MACFARLANE: I don’t really — as long as they can separate it. I mean, most politicians are — odds are, going to be religious because most Americans are religious. I don’t really care that Mitt Romney’s a Mormon.
MAHER: But it — but there was an article in “The New York Times” last Sunday, where he said that he makes decisions rationally, but then sometimes changes his mind because he feels God wants him to do something else.
MACFARLANE: Well, then that’s a problem.
MACFARLANE: That’s a —
MAHER: Puts a different paint job on things.
MACFARLANE: You know, Jimmy Carter, for example, born-again Christian —
MAHER: Great guy.
MACFARLANE: Great guy, who’s a guy I —
MAHER: Never fired a shot.
MACFARLANE: No, no.
MAHER: As president.
MACFARLANE: Yes. And I mean, there’s an example of guy who — clearly we both have enormous respect for, very religious man. I think that there can be a coexistence in America between agnostics, atheists and religious people. It’s just when it — let’s all keep it where it belongs and not bring it into — you know, bring it into the workplace.
Maher and MacFarlane on atheists and Emmys,
MAHER: And do you understand why people like you and I never win the Emmy?
MACFARLANE: Yes. Yes.
MAHER: Do you think that has something to do with it? Do you think they will not give —
MAHER: — an Emmy to an atheist?
MACFARLANE: I mean, it’s — I don’t know if it’s that specific, but I think it’s — I think the Emmys do tend to make safe choices.
MAHER: Well, you campaigned for it. You want that Emmy.
MACFARLANE: We do and we don’t.
MAHER: You’re still in that phase.
MACFARLANE: Our campaigns over the past couple of years have been — I kind of feel like our time to be nominated has passed. I don’t think we’re going to — the mailer that we sent out this year was pretty much — well, there it is right now.
As an illustration of how far to the right CNN has gone, the only clip they have from Maher’s guest hosting gig is MacFarlane talking about how much more an animated program like Family Guy can get away with in comparison to live action shows. It certainly seems like CNN would rather sweep Maher under the rug, and not let the conservatives that they are so desperate to court know that he was ever there.
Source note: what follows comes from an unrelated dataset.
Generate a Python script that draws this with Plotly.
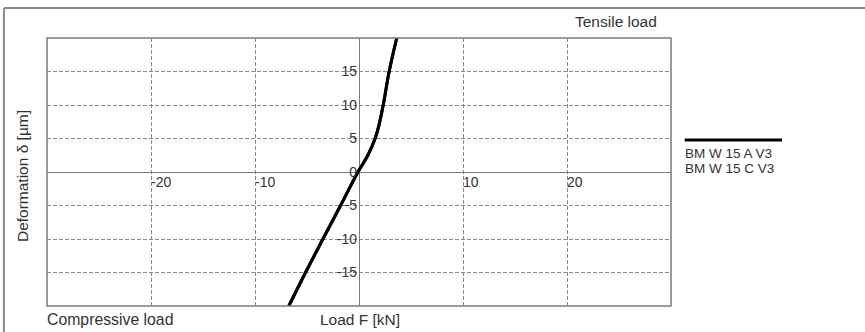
import plotly.graph_objects as go

# load F [kN] vs deformation [um]
load_kn = [-6.75, -5.14, -3.47, -1.77, -0.1, 0.85, 1.55, 1.92, 2.33, 2.9, 3.63]
deform_um = [-20, -15, -10, -5, 0, 2.5, 5, 7, 10, 15, 20]

x_ticks = [-20, -10, 10, 20]
y_ticks = [-15, -10, -5, 0, 5, 10, 15]

series_names = ["BM W 15 A V3", "BM W 15 C V3"]

txt = "#333333"
axis_col = "#7a7a7a"
grid_col = "#8a8a8a"
font = "Liberation Sans, Arial, sans-serif"

fig = go.Figure()
for name in series_names:
    fig.add_trace(go.Scatter(x=load_kn, y=deform_um, mode="lines", name=name,
                             line=dict(color="black", width=3, shape="spline", smoothing=1.0),
                             showlegend=False))

fig.update_layout(
    width=865, height=332,
    margin=dict(l=47, r=194, t=38, b=26),
    paper_bgcolor="white", plot_bgcolor="white",
    font=dict(family=font, color=txt, size=14),
    xaxis=dict(range=[-30, 30], tickvals=x_ticks, ticktext=[str(v) for v in x_ticks],
               showgrid=True, gridcolor=grid_col, griddash="4px,2px", gridwidth=1,
               zeroline=True, zerolinecolor=axis_col, zerolinewidth=1,
               showline=False, anchor="free", position=0.5,
               ticklabelposition="outside right", ticks="", ticklabelstandoff=0),
    yaxis=dict(range=[-20, 20], tickvals=y_ticks, ticktext=[str(v) for v in y_ticks],
               showgrid=True, gridcolor=grid_col, griddash="4px,2px", gridwidth=1,
               zeroline=True, zerolinecolor=axis_col, zerolinewidth=1,
               showline=False, anchor="free", position=0.5, ticks="",
               ticklabelstandoff=2),
)

# plot border
fig.add_shape(type="rect", xref="paper", yref="paper", x0=0, y0=0, x1=1, y1=1,
              line=dict(color=axis_col, width=1.5))
# outer frame (left + top)
fig.add_shape(type="line", xref="paper", yref="paper", x0=-0.069, y0=-0.2, x1=-0.069, y1=1.112,
              line=dict(color="#888888", width=2))
fig.add_shape(type="line", xref="paper", yref="paper", x0=-0.069, y0=1.112, x1=1.4, y1=1.112,
              line=dict(color="#888888", width=2))

# custom legend: one line sample above the two names
fig.add_shape(type="line", xref="paper", yref="paper", x0=1.022, x1=1.178, y0=0.619, y1=0.619,
              line=dict(color="black", width=3))
for i, name in enumerate(series_names):
    fig.add_annotation(text=name, xref="paper", yref="paper", x=1.02, y=0.568 - i * 0.056,
                       xanchor="left", yanchor="middle", showarrow=False,
                       font=dict(size=13.5, color=txt))

fig.add_annotation(text="Tensile load", xref="paper", yref="paper", x=0.98, y=1.06,
                   xanchor="right", yanchor="middle", showarrow=False, font=dict(size=15.5))
fig.add_annotation(text="Compressive load", xref="paper", yref="paper", x=-0.004, y=-0.05,
                   xanchor="left", yanchor="middle", showarrow=False, font=dict(size=15.8))
fig.add_annotation(text="Load F [kN]", xref="paper", yref="paper", x=0.502, y=-0.05,
                   xanchor="center", yanchor="middle", showarrow=False, font=dict(size=15.5))
fig.add_annotation(text="Deformation δ [µm]", xref="paper", yref="paper", x=-0.04, y=0.485,
                   xanchor="center", yanchor="middle", textangle=-90, showarrow=False,
                   font=dict(size=15.5))

fig.write_html("out.html", post_script="document.body.style.margin='0';",
               config={"displayModeBar": False})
Bill Maher brought a dose of facts and reality to now the tea party friendly Cable News Network, but his appearance is certain to give the right even more reason not to turn off Fox News. Since his one million dollar donation to Obama’s SuperPAC, Bill Maher has been the enemy de jour of the right. Maher was still Maher on CNN, just a bit toned down for basic cable compared to his anything goes HBO show.
For one brief hour sanity returned to CNN, in the form of Bill Maher. The fact that people on CNN’s airwaves would call for the government to do more, not less must have sent the network’s execs scrambling for the Tums. Even though nobody is watching, the few right wingers who did tune in must have been mortified to see Maher there debunking all of their sacred cows of faith. Science is good. Taking away a woman’s right to choose is bad. The government should regulate more, and even a Tupac mention.
How is CNN ever supposed to become Tea Party tee-vee if Maher keeps showing up and ruining the whole thing?
Bill Maher marched into Atlanta and burned down CNN’s tea party confederacy, and delivered a lesson in reality to a the little network that can’t generate viewers by trying to be Fox News lite.